A l’occasion de la journée mondiale des zones humides, le 2 février, le Docteur Farès Kessasra,revient au cours de cet entretien sur les risques que courent les zones humides en Algérie. Maître de conférences et directeur de recherches en hydrologie et hydrogéologie à l'université de Jijel, le Dr Kessasra revient également sur l'importance des zones humides et leur prise en charge.


Entretien réalisé par Imène AMOKRANE

- LIBERTÉ: Selon la Direction générale des forêts (DGF), l'Algérie compte 1.451 zones humides. Quels sont les types de zones humides qu’on pourrait recenser en Algérie?

Dr. Farès KESSASRA: Une zone humide est un espace intimement lié à la présence d'eau. L'eau douce, l'eau saumâtre et l'eau salée, le facteur eau définit leur typologie en Algérie. On y trouve des lagunes, des marais, des prairies humides, des tourbières, d'eau douce à saumâtre généralement proches de la côte où l'influence de la mer est prépondérante comme aux lacs Tonga et Oubeira à El Kala et Dhaya El Mersi à Oran. Mais leur degré de salinité répond également à des considérations liées au degré d'anthropisation de la zone. Plus à l'intérieur du pays, on y trouve des chotts, des sebkhas, d'eau saumâtre à salée voire hyper-salée, principalement dans des basins versant endogènes comme au lac Sidi M'hamed Ben Ali à Sidi Bel Abbès et au Chott El Hodna à M'sila et enfin plus au Sud des oasis qui se forment dans le grand désert comme les oasis de Tamentit à Béchar et celles d'Ouargla. A l'abondance de l'eau s'associent une faune et une flore spécifiques et bien développées (des oiseaux d’eau migrateurs, des poissons et des algues), un biotope tout à fait unique se met en place qui, d'un paysage à un autre, change en termes de productivité.

En effet, lorsqu'on évoque la productivité de ces zones, on désignera naturellement la typologie des milieux et des sols. On parle de milieux humides organiques qui renferment moins d’eau libre n’interagissant très peu ou pas avec les sols, pauvres en nutriments et donc moins productifs. En revanche, les milieux humides minéraux très productifs car les sols sont riches en minéraux et les eaux libres riches en nutriments. Les eaux proviennent de la pluie, du ruissellement et des eaux de la nappe qui l'accompagne et qui remontent en surface. En 2015, plus de 1.700 zones humides ont été répertoriées en Algérie, c'est à l'image de sa taille de sous-continent.
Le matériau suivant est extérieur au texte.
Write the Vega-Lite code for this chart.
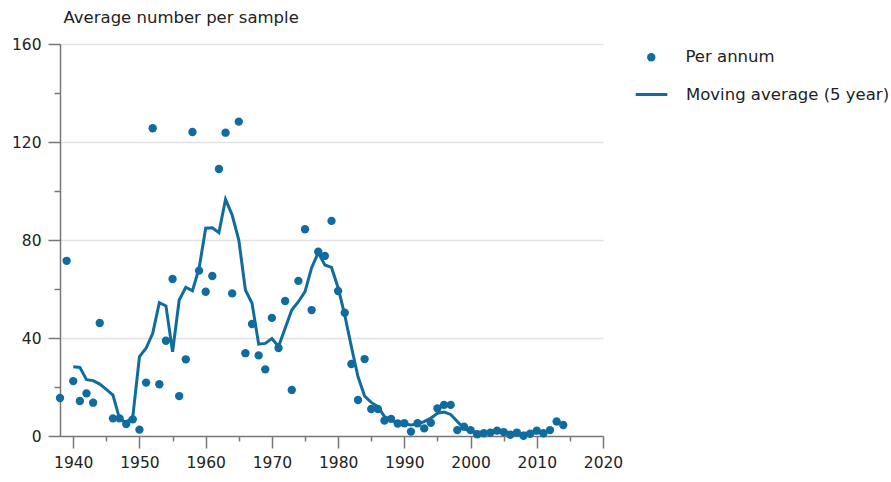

- Quelles sont les principales menaces qui pèsent sur les zones humides?

L'Algérie connaît, aujourd'hui, d'innombrables problèmes d'altération de ses sites naturels, un mal profond qui gangrène l'équilibre de ces petits paradis. En tant que naturaliste, je mets en cause plusieurs facteurs imbriqués que j'observe régulièrement lors de nos visites de terrain. Les pratiques culturales inappropriées comme à la zone humide de Béni Belaid à Jijel, celle Guerbès à Skikda et celle d'El Kala, le braconnage et le pillage des ressources naturelles (pillage de sable, pompage d'eaux d'irrigation, déboisement aléatoire) ainsi que la mise en place des équipements et infrastructures urbaines et industrielles radicalement inadéquates avec la vocation du site comme à Alger et Oran. Ne détrempez-vous pas, le Lac de Réghaia est autant pollué en métaux lourds que l'oued El Harrach. Pis encore, depuis que la planète connait ces nouveaux dérèglements, ces zones humides sont comme des miroirs qui réfléchissent ces changements climatiques sur le niveau d'eau de leurs lacs et mares, ballotant entre crue et sécheresse, le milieu est comme dynamité dans son poumon cardinal qu'est sa cuvette d'eau. Une sécheresse prolongée amènerait inexorablement à la fragilisation des sols sous l'effet de l'érosion et leur salinisation et acidification sous l'effet d'un indice d'aridité élevée.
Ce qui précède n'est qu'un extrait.